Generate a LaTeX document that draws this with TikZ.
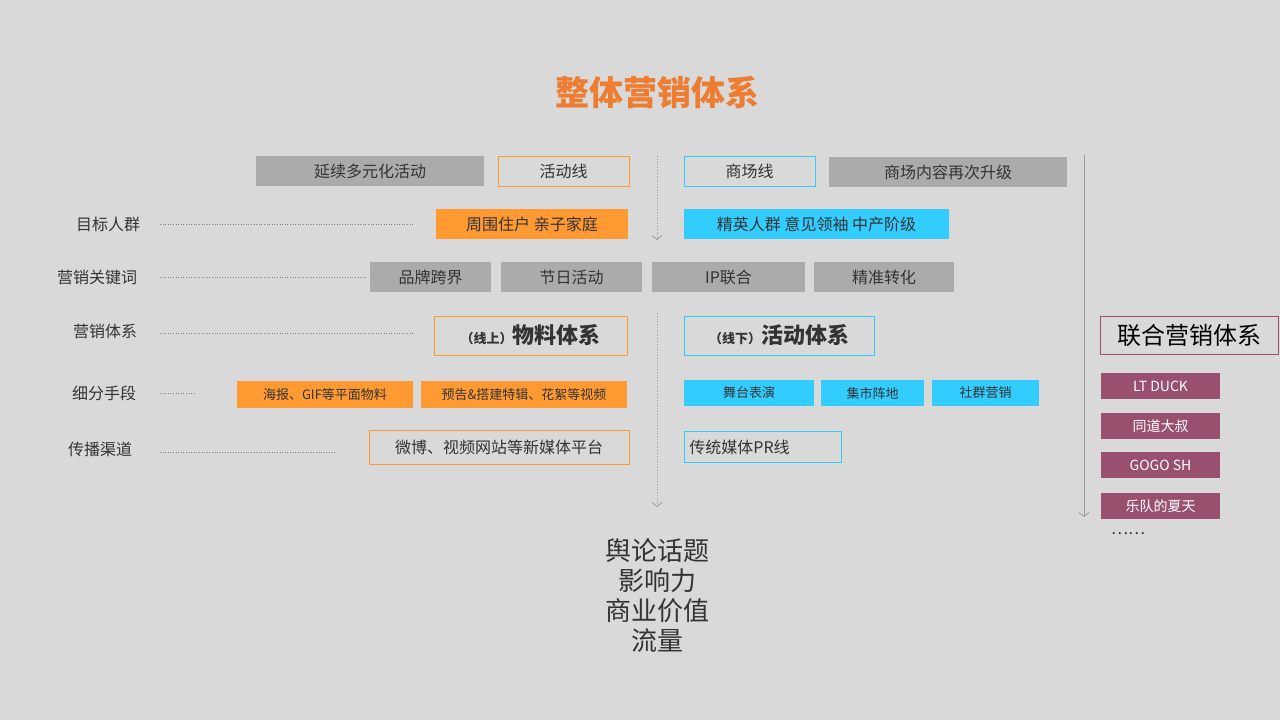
\documentclass[tikz,border=0pt]{standalone}
\usepackage{fontspec}
\setmainfont{Noto Sans CJK SC}
\usetikzlibrary{arrows.meta}
\definecolor{bg}{HTML}{D9D9D9}
\definecolor{gbox}{HTML}{ABABAB}
\definecolor{obox}{HTML}{FF9A33}
\definecolor{bbox}{HTML}{33CCFF}
\definecolor{pbox}{HTML}{99506F}
\definecolor{tit}{HTML}{ED7D31}
\definecolor{txt}{HTML}{333333}
\begin{document}
\begin{tikzpicture}[x=1pt,y=-1pt,
  bx/.style={inner sep=0pt,font=\fontsize{16}{16}\selectfont,text=txt},
  lab/.style={font=\fontsize{16}{16}\selectfont,text=txt},
  lead/.style={gray,dotted,line width=0.6pt},
  vline/.style={gray!80,line width=0.8pt,-{Straight Barb[length=4pt,width=10pt]}},
  ]
\fill[bg] (0,0) rectangle (1280,720);
\useasboundingbox (0,0) rectangle (1280,720);
\node[font=\fontsize{34}{34}\selectfont\bfseries,text=tit] (title) at (657,92) {整体营销体系};
\newcommand{\bxn}[7]{\node[bx,#2,minimum width={#5-#3},minimum height={#6-#4}] (#1) at ({(#3+#5)/2},{(#4+#6)/2}) {#7};}
% row1
\bxn{r1a}{fill=gbox}{256}{156}{484}{186}{延续多元化活动}
\bxn{r1b}{draw=obox,line width=0.8pt}{498}{156}{629}{186}{活动线}
\bxn{r1c}{draw=bbox,line width=0.8pt}{684}{156}{815}{186}{商场线}
\bxn{r1d}{fill=gbox}{829}{157}{1067}{187}{商场内容再次升级}
% row2
\bxn{r2a}{fill=obox}{436}{209}{628}{239}{周围住户 亲子家庭}
\bxn{r2b}{fill=bbox}{684}{209}{949}{239}{精英人群 意见领袖 中产阶级}
% row3
\bxn{r3a}{fill=gbox}{370}{262}{491}{292}{品牌跨界}
\bxn{r3b}{fill=gbox}{501}{262}{642}{292}{节日活动}
\bxn{r3c}{fill=gbox}{652}{262}{805}{292}{IP联合}
\bxn{r3d}{fill=gbox}{814}{262}{954}{292}{精准转化}
% row4
\bxn{r4a}{draw=obox,line width=0.8pt}{434}{316}{627}{355}{{\fontsize{13}{13}\selectfont\bfseries（线上）}{\fontsize{22}{22}\selectfont\bfseries 物料体系}}
\bxn{r4b}{draw=bbox,line width=0.8pt}{684}{316}{874}{355}{{\fontsize{13}{13}\selectfont\bfseries（线下）}{\fontsize{22}{22}\selectfont\bfseries 活动体系}}
\bxn{r4c}{draw=pbox,line width=0.8pt,text=black}{1100}{316}{1278}{354}{\fontsize{24}{24}\selectfont 联合营销体系}
% row5
\bxn{r5a}{fill=obox,font=\fontsize{13}{13}\selectfont}{237}{381}{413}{408}{海报、GIF等平面物料}
\bxn{r5b}{fill=obox,font=\fontsize{13}{13}\selectfont}{421}{381}{627}{408}{预告\&搭建特辑、花絮等视频}
\bxn{r5c}{fill=bbox,font=\fontsize{13}{13}\selectfont}{684}{380}{814}{406}{舞台表演}
\bxn{r5d}{fill=bbox,font=\fontsize{13}{13}\selectfont}{821}{380}{924}{406}{集市阵地}
\bxn{r5e}{fill=bbox,font=\fontsize{13}{13}\selectfont}{932}{380}{1039}{406}{社群营销}
% row6
\bxn{r6a}{draw=obox,line width=0.8pt}{369}{430}{629}{464}{微博、视频网站等新媒体平台}
\node[bx,draw=bbox,line width=0.8pt,minimum width=157,minimum height=31,anchor=north west,align=left,text width=147,inner xsep=5pt] (r6b) at (684,431) {传统媒体PR线};
% purple list
\bxn{p1}{fill=pbox,text=white,font=\fontsize{14}{14}\selectfont}{1101}{373}{1220}{399}{LT DUCK}
\bxn{p2}{fill=pbox,text=white,font=\fontsize{14}{14}\selectfont}{1101}{413}{1220}{439}{同道大叔}
\bxn{p3}{fill=pbox,text=white,font=\fontsize{14}{14}\selectfont}{1101}{452}{1220}{478}{GOGO SH}
\bxn{p4}{fill=pbox,text=white,font=\fontsize{14}{14}\selectfont}{1101}{493}{1220}{519}{乐队的夏天}
\node[lab] (dots) at (1128,534) {……};
% labels
\node[lab] (l1) at (108,224) {目标人群};
\node[lab] (l2) at (97,277) {营销关键词};
\node[lab] (l3) at (105,331) {营销体系};
\node[lab] (l4) at (104,393) {细分手段};
\node[lab] (l5) at (100,449) {传播渠道};
\coordinate (e1) at (413,224); \coordinate (s1) at (160,224);
\coordinate (e2) at (368,277); \coordinate (s2) at (160,277);
\coordinate (e3) at (413,333); \coordinate (s3) at (160,333);
\coordinate (e4) at (195,393); \coordinate (s4) at (160,393);
\coordinate (e5) at (335,452); \coordinate (s5) at (160,452);
\foreach \i in {1,...,5}{\draw[lead] (s\i) -- (e\i);}
% vertical lines
\coordinate (v1a) at (657,156); \coordinate (v1b) at (657,240);
\coordinate (v2a) at (657,313); \coordinate (v2b) at (657,507);
\coordinate (v3a) at (1084,155); \coordinate (v3b) at (1084,517);
\draw[vline,dotted] (v1a) -- (v1b);
\draw[vline,dotted] (v2a) -- (v2b);
\draw[vline] (v3a) -- (v3b);
% bottom
\node[font=\fontsize{26}{30}\selectfont,text=txt,align=center,anchor=north] (res) at (657,535) {舆论话题\\影响力\\商业价值\\流量};
\end{tikzpicture}
\end{document}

* * * * * * * * *

» **Task to carry out**:
Without the pictures, output the full listing exactly as it stands.

» **Task output**:
Generate a LaTeX document that draws this with TikZ.
\documentclass[tikz,border=0pt]{standalone}
\usepackage{fontspec}
\setmainfont{Noto Sans CJK SC}
\usetikzlibrary{arrows.meta}
\definecolor{bg}{HTML}{D9D9D9}
\definecolor{gbox}{HTML}{ABABAB}
\definecolor{obox}{HTML}{FF9A33}
\definecolor{bbox}{HTML}{33CCFF}
\definecolor{pbox}{HTML}{99506F}
\definecolor{tit}{HTML}{ED7D31}
\definecolor{txt}{HTML}{333333}
\begin{document}
\begin{tikzpicture}[x=1pt,y=-1pt,
  bx/.style={inner sep=0pt,font=\fontsize{16}{16}\selectfont,text=txt},
  lab/.style={font=\fontsize{16}{16}\selectfont,text=txt},
  lead/.style={gray,dotted,line width=0.6pt},
  vline/.style={gray!80,line width=0.8pt,-{Straight Barb[length=4pt,width=10pt]}},
  ]
\fill[bg] (0,0) rectangle (1280,720);
\useasboundingbox (0,0) rectangle (1280,720);
\node[font=\fontsize{34}{34}\selectfont\bfseries,text=tit] (title) at (657,92) {整体营销体系};
\newcommand{\bxn}[7]{\node[bx,#2,minimum width={#5-#3},minimum height={#6-#4}] (#1) at ({(#3+#5)/2},{(#4+#6)/2}) {#7};}
% row1
\bxn{r1a}{fill=gbox}{256}{156}{484}{186}{延续多元化活动}
\bxn{r1b}{draw=obox,line width=0.8pt}{498}{156}{629}{186}{活动线}
\bxn{r1c}{draw=bbox,line width=0.8pt}{684}{156}{815}{186}{商场线}
\bxn{r1d}{fill=gbox}{829}{157}{1067}{187}{商场内容再次升级}
% row2
\bxn{r2a}{fill=obox}{436}{209}{628}{239}{周围住户 亲子家庭}
\bxn{r2b}{fill=bbox}{684}{209}{949}{239}{精英人群 意见领袖 中产阶级}
% row3
\bxn{r3a}{fill=gbox}{370}{262}{491}{292}{品牌跨界}
\bxn{r3b}{fill=gbox}{501}{262}{642}{292}{节日活动}
\bxn{r3c}{fill=gbox}{652}{262}{805}{292}{IP联合}
\bxn{r3d}{fill=gbox}{814}{262}{954}{292}{精准转化}
% row4
\bxn{r4a}{draw=obox,line width=0.8pt}{434}{316}{627}{355}{{\fontsize{13}{13}\selectfont\bfseries（线上）}{\fontsize{22}{22}\selectfont\bfseries 物料体系}}
\bxn{r4b}{draw=bbox,line width=0.8pt}{684}{316}{874}{355}{{\fontsize{13}{13}\selectfont\bfseries（线下）}{\fontsize{22}{22}\selectfont\bfseries 活动体系}}
\bxn{r4c}{draw=pbox,line width=0.8pt,text=black}{1100}{316}{1278}{354}{\fontsize{24}{24}\selectfont 联合营销体系}
% row5
\bxn{r5a}{fill=obox,font=\fontsize{13}{13}\selectfont}{237}{381}{413}{408}{海报、GIF等平面物料}
\bxn{r5b}{fill=obox,font=\fontsize{13}{13}\selectfont}{421}{381}{627}{408}{预告\&搭建特辑、花絮等视频}
\bxn{r5c}{fill=bbox,font=\fontsize{13}{13}\selectfont}{684}{380}{814}{406}{舞台表演}
\bxn{r5d}{fill=bbox,font=\fontsize{13}{13}\selectfont}{821}{380}{924}{406}{集市阵地}
\bxn{r5e}{fill=bbox,font=\fontsize{13}{13}\selectfont}{932}{380}{1039}{406}{社群营销}
% row6
\bxn{r6a}{draw=obox,line width=0.8pt}{369}{430}{629}{464}{微博、视频网站等新媒体平台}
\node[bx,draw=bbox,line width=0.8pt,minimum width=157,minimum height=31,anchor=north west,align=left,text width=147,inner xsep=5pt] (r6b) at (684,431) {传统媒体PR线};
% purple list
\bxn{p1}{fill=pbox,text=white,font=\fontsize{14}{14}\selectfont}{1101}{373}{1220}{399}{LT DUCK}
\bxn{p2}{fill=pbox,text=white,font=\fontsize{14}{14}\selectfont}{1101}{413}{1220}{439}{同道大叔}
\bxn{p3}{fill=pbox,text=white,font=\fontsize{14}{14}\selectfont}{1101}{452}{1220}{478}{GOGO SH}
\bxn{p4}{fill=pbox,text=white,font=\fontsize{14}{14}\selectfont}{1101}{493}{1220}{519}{乐队的夏天}
\node[lab] (dots) at (1128,534) {……};
% labels
\node[lab] (l1) at (108,224) {目标人群};
\node[lab] (l2) at (97,277) {营销关键词};
\node[lab] (l3) at (105,331) {营销体系};
\node[lab] (l4) at (104,393) {细分手段};
\node[lab] (l5) at (100,449) {传播渠道};
\coordinate (e1) at (413,224); \coordinate (s1) at (160,224);
\coordinate (e2) at (368,277); \coordinate (s2) at (160,277);
\coordinate (e3) at (413,333); \coordinate (s3) at (160,333);
\coordinate (e4) at (195,393); \coordinate (s4) at (160,393);
\coordinate (e5) at (335,452); \coordinate (s5) at (160,452);
\foreach \i in {1,...,5}{\draw[lead] (s\i) -- (e\i);}
% vertical lines
\coordinate (v1a) at (657,156); \coordinate (v1b) at (657,240);
\coordinate (v2a) at (657,313); \coordinate (v2b) at (657,507);
\coordinate (v3a) at (1084,155); \coordinate (v3b) at (1084,517);
\draw[vline,dotted] (v1a) -- (v1b);
\draw[vline,dotted] (v2a) -- (v2b);
\draw[vline] (v3a) -- (v3b);
% bottom
\node[font=\fontsize{26}{30}\selectfont,text=txt,align=center,anchor=north] (res) at (657,535) {舆论话题\\影响力\\商业价值\\流量};
\end{tikzpicture}
\end{document}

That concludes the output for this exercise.